Fletcher and Marcis offer no comparative analysis of the nature and quality of production decisions undertaken by political planners versus private entrepreneurs. Trade restrictions are presented as deus ex machina to correct perceived failures of free trade. Meanwhile, the careful planning of entrepreneurs, who put their own capital on the line to satisfy customers and thereby earn profit, is ignored. Their plans and aspirations, no doubt, are deemed less important than the needs of “the nation.”
Conclusion
Ultimately, disputes about free trade take place in the realms of politics and ethics, not economics. If US consumers prefer to import goods or entrepreneurs prefer to organize production abroad, those advocating protectionism should admit that they advocate stifling voluntary exchanges via state-sponsored coercion to pursue goals they deem more important.
Although one can construct examples where an industry would not exist absent government intervention, one cannot observe counterfactuals to know if that absence would be preferable to what already exists. Since one cannot aggregate preferences, claims that certain policies are “better” for a nation have no economic basis and merely reflect the personal value judgements of those promoting government intervention.

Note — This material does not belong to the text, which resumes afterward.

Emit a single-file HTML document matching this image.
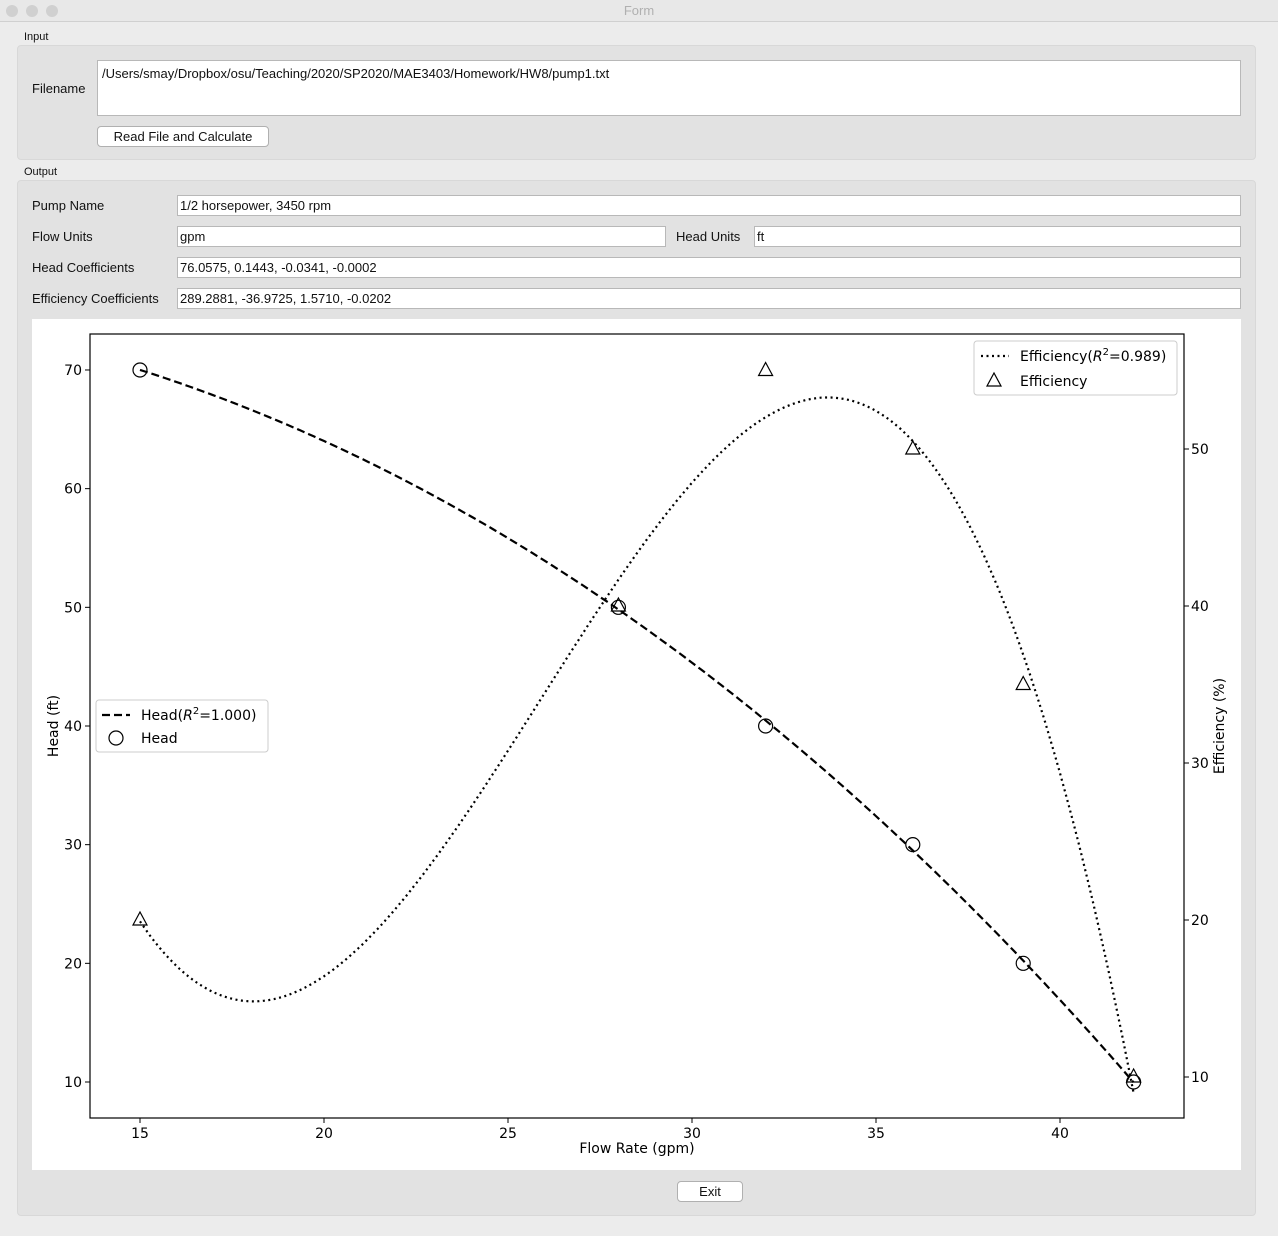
<!DOCTYPE html>
<html><head><meta charset="utf-8"><style>
*{box-sizing:border-box}
body{margin:0;width:1278px;height:1236px;background:#ececec;font-family:"Liberation Sans",sans-serif;font-size:13px;color:#111;position:relative;overflow:hidden}
.abs{position:absolute}
.tb{left:0;top:0;width:1278px;height:22px;background:#e8e8e8;border-bottom:1px solid #d0d0d0;text-align:center;line-height:22px;color:#b0b0b0;font-size:13px}
.dot{width:12px;height:12px;border-radius:6px;background:#d0d0d0;top:5px}
.grp{background:#e2e2e2;border:1px solid #d8d8d8;border-radius:4px}
.inp{background:#fff;border:1px solid #b8b8b8;font-size:13px;padding:2px 2px;white-space:nowrap}
.btn{background:#fff;border:1px solid #b0b0b0;border-radius:4px;text-align:center;font-size:13px}
.lbl{font-size:13px}
</style></head><body>
<div class="abs tb">Form</div>
<div class="abs dot" style="left:6px"></div>
<div class="abs dot" style="left:26px"></div>
<div class="abs dot" style="left:46px"></div>

<div class="abs lbl" style="left:24px;top:31px;font-size:11px">Input</div>
<div class="abs grp" style="left:17px;top:45px;width:1239px;height:115px"></div>
<div class="abs lbl" style="left:32px;top:81px">Filename</div>
<div class="abs inp" style="left:97px;top:60px;width:1144px;height:56px;padding:5px 4px">/Users/smay/Dropbox/osu/Teaching/2020/SP2020/MAE3403/Homework/HW8/pump1.txt</div>
<div class="abs btn" style="left:97px;top:126px;width:172px;height:21px;line-height:19px">Read File and Calculate</div>

<div class="abs lbl" style="left:24px;top:166px;font-size:11px">Output</div>
<div class="abs grp" style="left:17px;top:180px;width:1239px;height:1036px"></div>
<div class="abs lbl" style="left:32px;top:198px">Pump Name</div>
<div class="abs inp" style="left:177px;top:195px;width:1064px;height:21px">1/2 horsepower, 3450 rpm</div>
<div class="abs lbl" style="left:32px;top:229px">Flow Units</div>
<div class="abs inp" style="left:177px;top:226px;width:489px;height:21px">gpm</div>
<div class="abs lbl" style="left:676px;top:229px">Head Units</div>
<div class="abs inp" style="left:754px;top:226px;width:487px;height:21px">ft</div>
<div class="abs lbl" style="left:32px;top:260px">Head Coefficients</div>
<div class="abs inp" style="left:177px;top:257px;width:1064px;height:21px">76.0575, 0.1443, -0.0341, -0.0002</div>
<div class="abs lbl" style="left:32px;top:291px">Efficiency Coefficients</div>
<div class="abs inp" style="left:177px;top:288px;width:1064px;height:21px">289.2881, -36.9725, 1.5710, -0.0202</div>

<svg class="abs" style="left:32px;top:319px" width="1209" height="851" id="chart"></svg>
<div class="abs btn" style="left:677px;top:1181px;width:66px;height:21px;line-height:19px">Exit</div>

<script>
const flowData=[15,28,32,36,39,42];
const headData=[70,50,40,30,20,10];
const effData=[20,40,55,50,35,10];
const xTicks=[15,20,25,30,35,40];
const yTicks=[10,20,30,40,50,60,70];
const y2Ticks=[10,20,30,40,50];

const NS="http://www.w3.org/2000/svg";
const svg=document.getElementById('chart');
const OX=32,OY=319;
const L=90-OX,R=1184-OX,T=334-OY,B=1118-OY;
const X=v=>(140-OX)+(v-15)*36.8;
const Y=v=>(1082-OY)-(v-10)*11.867;
const Y2=v=>(1077-OY)-(v-10)*15.7;
function el(t,a,p){const e=document.createElementNS(NS,t);for(const k in a)e.setAttribute(k,a[k]);(p||svg).appendChild(e);return e;}
function txt(x,y,s,anchor,p){const e=el('text',{x:x,y:y,'text-anchor':anchor||'middle','font-size':14,'font-family':'DejaVu Sans, Liberation Sans, sans-serif'},p);e.textContent=s;return e;}
// least-squares cubic fit
function fit(xs,ys){const n=4;const A=[],b=[];
 for(let i=0;i<n;i++){A.push([]);for(let j=0;j<n;j++){let s=0;xs.forEach(x=>s+=Math.pow(x,i+j));A[i].push(s);}
  let t=0;xs.forEach((x,k)=>t+=Math.pow(x,i)*ys[k]);b.push(t);}
 for(let i=0;i<n;i++){let p=i;for(let r=i+1;r<n;r++)if(Math.abs(A[r][i])>Math.abs(A[p][i]))p=r;
  [A[i],A[p]]=[A[p],A[i]];[b[i],b[p]]=[b[p],b[i]];
  for(let r=i+1;r<n;r++){const f=A[r][i]/A[i][i];for(let c=i;c<n;c++)A[r][c]-=f*A[i][c];b[r]-=f*b[i];}}
 const c=new Array(n).fill(0);for(let i=n-1;i>=0;i--){let s=b[i];for(let j=i+1;j<n;j++)s-=A[i][j]*c[j];c[i]=s/A[i][i];}return c;}
el('rect',{x:0,y:0,width:1209,height:851,fill:'#fff'});
const frame=el('rect',{x:L,y:T,width:R-L,height:B-T,fill:'none',stroke:'#000','stroke-width':1.2});


xTicks.forEach(v=>{const g=el('g',{});
 el('line',{x1:X(v),x2:X(v),y1:B,y2:B+5,stroke:'#000'},g);txt(X(v),B+20,v,'middle',g);});
yTicks.forEach(v=>{const g=el('g',{});
 el('line',{x1:L-5,x2:L,y1:Y(v),y2:Y(v),stroke:'#000'},g);txt(L-8,Y(v)+5,v,'end',g);});
y2Ticks.forEach(v=>{const g=el('g',{});
 el('line',{x1:R,x2:R+5,y1:Y2(v),y2:Y2(v),stroke:'#000'},g);txt(R+7,Y2(v)+5,v,'start',g);});
const xt=txt((L+R)/2,B+35,'Flow Rate (gpm)');
const yt=txt(0,0,'Head (ft)');yt.setAttribute('transform','translate(26,'+((T+B)/2)+') rotate(-90)');

const y2t=txt(0,0,'Efficiency (%)');y2t.setAttribute('transform','translate(1192,'+((T+B)/2)+') rotate(-90)');

const poly=(c,x)=>c[0]+c[1]*x+c[2]*x*x+c[3]*x*x*x;
function curve(ys,Yf,dash,name){const c=fit(flowData,ys);let d='';const x0=flowData[0],x1=flowData[flowData.length-1];
 for(let i=0;i<=200;i++){const x=x0+(x1-x0)*i/200;d+=(i?'L':'M')+X(x).toFixed(1)+','+Yf(poly(c,x)).toFixed(1);}
 const p=el('path',{d:d,fill:'none',stroke:'#000','stroke-width':2.2,'stroke-dasharray':dash});
 }
curve(headData,Y,'8,4','head-fit-line');
curve(effData,Y2,'2,3.5','efficiency-fit-line');
flowData.forEach((f,i)=>{const c=el('circle',{cx:X(f),cy:Y(headData[i]),r:7,fill:'none',stroke:'#000','stroke-width':1.2});
 
 const x=X(f),y=Y2(effData[i]);
 const t=el('polygon',{points:`${x},${y-8} ${x-7},${y+5} ${x+7},${y+5}`,fill:'none',stroke:'#000','stroke-width':1.2});
 });
const lg1=el('g',{});
el('rect',{x:942,y:22,width:203,height:54,rx:3,fill:'#fff',stroke:'#ccc'},lg1);
el('line',{x1:949,x2:977,y1:37,y2:37,stroke:'#000','stroke-width':2.2,'stroke-dasharray':'2,3.5'},lg1);
const e1=txt(988,42,'','start',lg1);e1.innerHTML='Efficiency(<tspan font-style="italic">R</tspan><tspan dy="-6" font-size="10">2</tspan><tspan dy="6">=0.989)</tspan>';
el('polygon',{points:'962,54 955,67 969,67',fill:'none',stroke:'#000','stroke-width':1.2},lg1);
txt(988,67,'Efficiency','start',lg1);
const lg2=el('g',{});
el('rect',{x:64,y:381,width:172,height:52,rx:3,fill:'#fff',stroke:'#ccc'},lg2);
el('line',{x1:70,x2:98,y1:396,y2:396,stroke:'#000','stroke-width':2.2,'stroke-dasharray':'8,4'},lg2);
const h1=txt(109,401,'','start',lg2);h1.innerHTML='Head(<tspan font-style="italic">R</tspan><tspan dy="-6" font-size="10">2</tspan><tspan dy="6">=1.000)</tspan>';
el('circle',{cx:84,cy:419,r:7,fill:'none',stroke:'#000','stroke-width':1.2},lg2);
txt(109,424,'Head','start',lg2);
</script>
</body></html>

This is not an overall criticism of Macris, whose blog usually is worth reading. However, the post being discussed is part of a genre in which “new right” authors repudiate their libertarian heritage to address what they claim to be the culturally insensitive and intellectually limited scope of Austrian economics.
However, Austrian school economists seek causal laws of human action, which are separate from consideration of what one should value. “Austrians” are found on all sides of modern political and cultural issues and may disagree on certain points.
The law of association declares that bureaucratic restrictions on the division of labor in pursuit of other goals reduce productivity. However, human society itself is only possible to any meaningful extent if the law of association holds true. There is no middle ground.